▶ _The problem_
Give the material once more, word for word, without any images.

▶ _Stored data_
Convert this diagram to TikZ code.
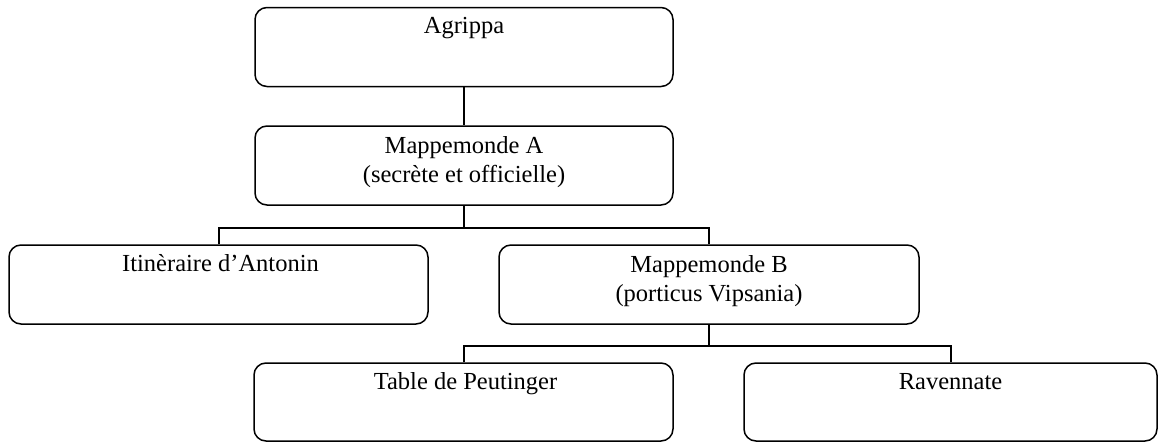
\documentclass[tikz,border=0pt]{standalone}
\usepackage{fontspec}
\setmainfont{Liberation Serif}
\usetikzlibrary{calc}
\begin{document}
\begin{tikzpicture}[x=1pt,y=-1pt,
  box/.style={draw, line width=1.5pt, rounded corners=12pt, inner sep=0pt, minimum height=79pt},
  txt/.style={anchor=base, align=center, inner sep=0pt, font=\fontsize{24.5pt}{29.5pt}\selectfont},
  conn/.style={draw, line width=2pt}]
\useasboundingbox (0,0) rectangle (1160,442);
% boxes
\node[box, minimum width=418pt] (ag) at (464,47) {};
\node[box, minimum width=418pt] (ma) at (464,165.5) {};
\node[box, minimum width=419pt] (it) at (218.5,284.5) {};
\node[box, minimum width=420pt] (mb) at (709,284.5) {};
\node[box, minimum width=419pt, minimum height=78pt] (tp) at (463.5,402) {};
\node[box, minimum width=413pt, minimum height=78pt] (rv) at (950.5,402) {};
% texts (base of a two-line node is its last line)
\node[txt] (agt) at ($(ag.north)+(0,27)$) {Agrippa};
\node[txt] (mat) at ($(ma.north)+(0,57.5)$) {Mappemonde A\\(secrète et officielle)};
\node[txt] (itt) at ($(it.north)+(2,27.5)$) {Itinèraire d’Antonin};
\node[txt] (mbt) at ($(mb.north)+(0,57.5)$) {Mappemonde B\\(porticus Vipsania)};
\node[txt] (tpt) at ($(tp.north)+(2,27.5)$) {Table de Peutinger};
\node[txt] (rvt) at ($(rv.north)+(0,27.5)$) {Ravennate};
% connectors
\draw[conn] (ag.south) -- (ma.north);
\coordinate (j1) at ($(ma.south)+(0,22)$);
\draw[conn] (ma.south) -- (j1);
\draw[conn] (it.north) |- (j1) -| (mb.north);
\coordinate (j2) at ($(mb.south)+(0,21)$);
\draw[conn] (mb.south) -- (j2);
\draw[conn] (tp.north) |- (j2) -| (rv.north);
\end{tikzpicture}
\end{document}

▶ _Worked solution_
Convert this diagram to TikZ code.
\documentclass[tikz,border=0pt]{standalone}
\usepackage{fontspec}
\setmainfont{Liberation Serif}
\usetikzlibrary{calc}
\begin{document}
\begin{tikzpicture}[x=1pt,y=-1pt,
  box/.style={draw, line width=1.5pt, rounded corners=12pt, inner sep=0pt, minimum height=79pt},
  txt/.style={anchor=base, align=center, inner sep=0pt, font=\fontsize{24.5pt}{29.5pt}\selectfont},
  conn/.style={draw, line width=2pt}]
\useasboundingbox (0,0) rectangle (1160,442);
% boxes
\node[box, minimum width=418pt] (ag) at (464,47) {};
\node[box, minimum width=418pt] (ma) at (464,165.5) {};
\node[box, minimum width=419pt] (it) at (218.5,284.5) {};
\node[box, minimum width=420pt] (mb) at (709,284.5) {};
\node[box, minimum width=419pt, minimum height=78pt] (tp) at (463.5,402) {};
\node[box, minimum width=413pt, minimum height=78pt] (rv) at (950.5,402) {};
% texts (base of a two-line node is its last line)
\node[txt] (agt) at ($(ag.north)+(0,27)$) {Agrippa};
\node[txt] (mat) at ($(ma.north)+(0,57.5)$) {Mappemonde A\\(secrète et officielle)};
\node[txt] (itt) at ($(it.north)+(2,27.5)$) {Itinèraire d’Antonin};
\node[txt] (mbt) at ($(mb.north)+(0,57.5)$) {Mappemonde B\\(porticus Vipsania)};
\node[txt] (tpt) at ($(tp.north)+(2,27.5)$) {Table de Peutinger};
\node[txt] (rvt) at ($(rv.north)+(0,27.5)$) {Ravennate};
% connectors
\draw[conn] (ag.south) -- (ma.north);
\coordinate (j1) at ($(ma.south)+(0,22)$);
\draw[conn] (ma.south) -- (j1);
\draw[conn] (it.north) |- (j1) -| (mb.north);
\coordinate (j2) at ($(mb.south)+(0,21)$);
\draw[conn] (mb.south) -- (j2);
\draw[conn] (tp.north) |- (j2) -| (rv.north);
\end{tikzpicture}
\end{document}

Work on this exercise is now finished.